Now that we all have that, letís consider the question of message routing and what the need actually is for encryption. Prior to the Internet, payment information generally traveled on traditional key switched lines, or what are sometimes called circuit source and target, or end-to-end communications. The call originated at one end of the line, and traveled directly to the receiver on the other end. With the invention of TCP/IP (an Internet protocol that breaks up messages into small packages which each travel in different directions, only to be restored on the other end) these transactions are generally more secure today than on previous switched traffic.

While TCP/IP enabled Internet routing creates some security, SSL includes how many packets there are to the process, so the recipient can be assured that the message was not modified along the way.

While we may not all fully understand internet security, and certainly most of us will not be called upon to actually set-up SSL on a server or ever debate the merits of the SET protocol, we should understand that some people in our industry believe that digital certificates will eventually change everything we now think we know about payments.

 

How, You Say?

 

Throughout history, the cost of a single transaction has had a direct relationship with the size of the firm. In most cases businesses are looking over their shoulder for the new enterprise which will have significantly lower costs, because that company can make them obsolete. So it could be with the emergence of Internet transactions which carry a Digital Certificate.

Imagine transactions floating throughout the world that have zero communications cost. Imagine still that the transaction denomination is but a fraction of a cent, and each has a digital certificate. This means that in essence, they become electronic bearer bonds. Now imagine that the certificate authority is the U.S. government.

With this design, all other forms of payment could be eliminated. No need for interchange, as in credit cards today, because the message is the payment, and the payment is the message. Checks are just authorizations to pay, based on a signature, and forwarded to a drawee bank. Imagine the check is an encrypted message digitally signed and authenticated and the message is the payment, due to the certificate authority backing or guaranteeing the transaction.

For those who see a cipher-based future rather than a cyber-based future, financial services will develop along the following lines:

  1. Nothing but Net

    All enterprise time not spent maximizing the benefits of the Web (from the reduction of communications cost to the improvement of our customers ability to help themselves to our data about them or our services) is a waste of time.

  2. Geodesic Transactions

    All actions should be directed at eliminating everyone between our product/service and our customer. One-on-one is the only future.

  3. Costs will decline three orders of magnitude.

Since the name of the game is "Nothing but Net," and costs decline by 50% every 18 months on the Web, all other business models will fail if their costs do not also decline three orders of magnitude every 18 months.

 

In writing this story something occurred to me.
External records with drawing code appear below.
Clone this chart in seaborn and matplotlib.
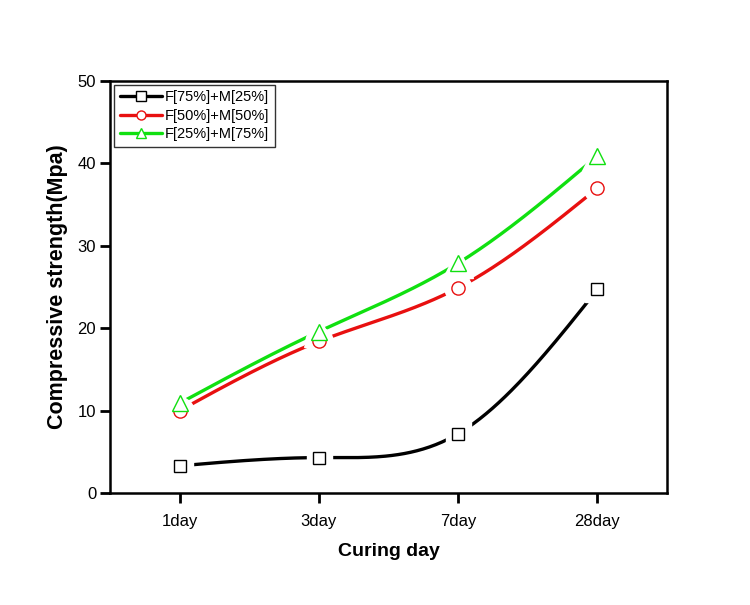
import numpy as np
import pandas as pd
import matplotlib
matplotlib.use("Agg")
import matplotlib.pyplot as plt
import seaborn as sns

# Data
days = ["1day", "3day", "7day", "28day"]
f75_m25 = [3.3, 4.3, 7.2, 24.7]
f50_m50 = [10.0, 18.4, 24.9, 37.0]
f25_m75 = [10.9, 19.6, 27.9, 40.9]

series = [
    ("F[75%]+M[25%]", f75_m25, "black", "s", 8),
    ("F[50%]+M[50%]", f50_m50, "#e81010", "o", 9.5),
    ("F[25%]+M[75%]", f25_m75, "#10e010", "^", 12),
]

sns.set_style("white")
plt.rcParams["font.family"] = ["Liberation Sans", "DejaVu Sans"]
plt.rcParams["text.color"] = "black"
plt.rcParams["axes.labelcolor"] = "black"


def natural_spline(x, y, n=200):
    # natural cubic spline through the points, only used to draw the smooth curve
    x = np.asarray(x, float)
    y = np.asarray(y, float)
    k = len(x)
    h = np.diff(x)
    A = np.zeros((k, k))
    b = np.zeros(k)
    A[0, 0] = A[-1, -1] = 1
    for i in range(1, k - 1):
        A[i, i - 1] = h[i - 1]
        A[i, i] = 2 * (h[i - 1] + h[i])
        A[i, i + 1] = h[i]
        b[i] = 6 * ((y[i + 1] - y[i]) / h[i] - (y[i] - y[i - 1]) / h[i - 1])
    M = np.linalg.solve(A, b)
    xs = np.linspace(x[0], x[-1], n)
    idx = np.clip(np.searchsorted(x, xs) - 1, 0, k - 2)
    x0, x1 = x[idx], x[idx + 1]
    hh = x1 - x0
    t0, t1 = x1 - xs, xs - x0
    ys = (M[idx] * t0**3 + M[idx + 1] * t1**3) / (6 * hh) \
        + (y[idx] / hh - M[idx] * hh / 6) * t0 \
        + (y[idx + 1] / hh - M[idx + 1] * hh / 6) * t1
    return xs, ys


fig = plt.figure(figsize=(7.5, 6.05), dpi=100)
ax = fig.add_axes([0.1467, 0.1851, 0.7427, 0.681])

xpos = np.arange(len(days))
for label, vals, color, marker, ms in series:
    xs, ys = natural_spline(xpos, vals)
    sns.lineplot(x=xs, y=ys, ax=ax, color=color, linewidth=2.4, sort=False)
    # white halo so the line stops short of each marker
    ax.plot(xpos, vals, linestyle="none", marker=marker, markersize=ms + 10,
            markerfacecolor="white", markeredgecolor="white", zorder=3)
    ax.plot(xpos, vals, linestyle="none", marker=marker, markersize=ms,
            markerfacecolor="white", markeredgecolor=color, markeredgewidth=1.0,
            zorder=4)

# legend handles
handles = []
for label, vals, color, marker, ms in series:
    h, = ax.plot([], [], color=color, linewidth=2.4, marker=marker, markersize=6.5,
                 markerfacecolor="white", markeredgecolor=color,
                 markeredgewidth=1.0, label=label)
    handles.append(h)
leg = ax.legend(handles=handles, loc="upper left", fontsize=10.5, frameon=True,
                fancybox=False, edgecolor="black", handlelength=2.9,
                borderaxespad=0.25, labelspacing=0.3, handletextpad=0.2,
                borderpad=0.4)
leg.get_frame().set_linewidth(1.0)

ax.set_xlim(-0.5, 3.5)
ax.set_ylim(0, 50)
ax.set_xticks(xpos)
ax.set_xticklabels(days)
ax.set_yticks([0, 10, 20, 30, 40, 50])
ax.tick_params(axis="both", which="both", direction="out", length=7, width=2,
               labelsize=12, colors="black", bottom=True, left=True,
               top=False, right=False)
ax.tick_params(axis="x", pad=8)
ax.tick_params(axis="y", pad=3)
for sp in ax.spines.values():
    sp.set_color("black")
    sp.set_linewidth(1.8)

ax.set_xlabel("Curing day", fontsize=14, fontweight="bold", labelpad=10)
ax.set_ylabel("Compressive strength(Mpa)", fontsize=15.5, fontweight="bold",
              labelpad=7)

fig.savefig("out.png", dpi=100)
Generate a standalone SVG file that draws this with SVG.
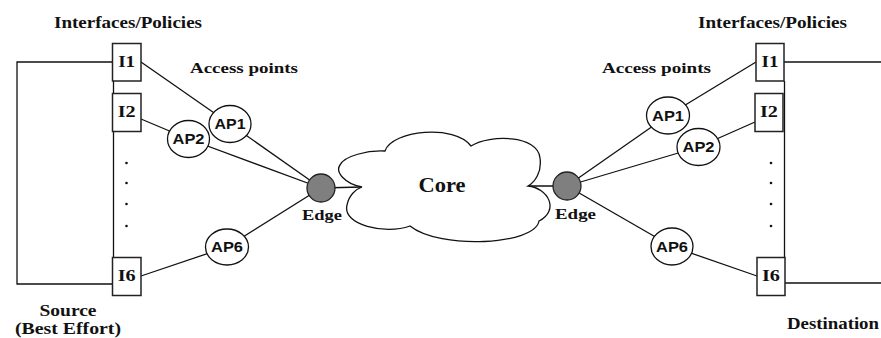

Can you imagine being among a few people who had just become aware of the invention of the light bulb, and then having someone (thinking out of the box) say that some day there will be a city in the western desert that will use millions of these. In fact, they will really do nothing more than spell out words, and make the night into day.

Then, of course, some traditionalist would ask, why? And the answer would be because it will scream out "leisure time" to all that come near, and it will operate 24 hours a day, 365 days a year.

While all of these thoughts may be too Star Trekkie for you, security, signature, and certificate authorities all have these possibilities in their future.

 

Closing Thought

 

I recently heard someone say that all the fun stuff that is happening on the Internet is the result of "out of the box" thinking. We must keep reminding ourselves that the money is in the box.

 

1 Secure Sockets Layer, a 128-bit encryption method.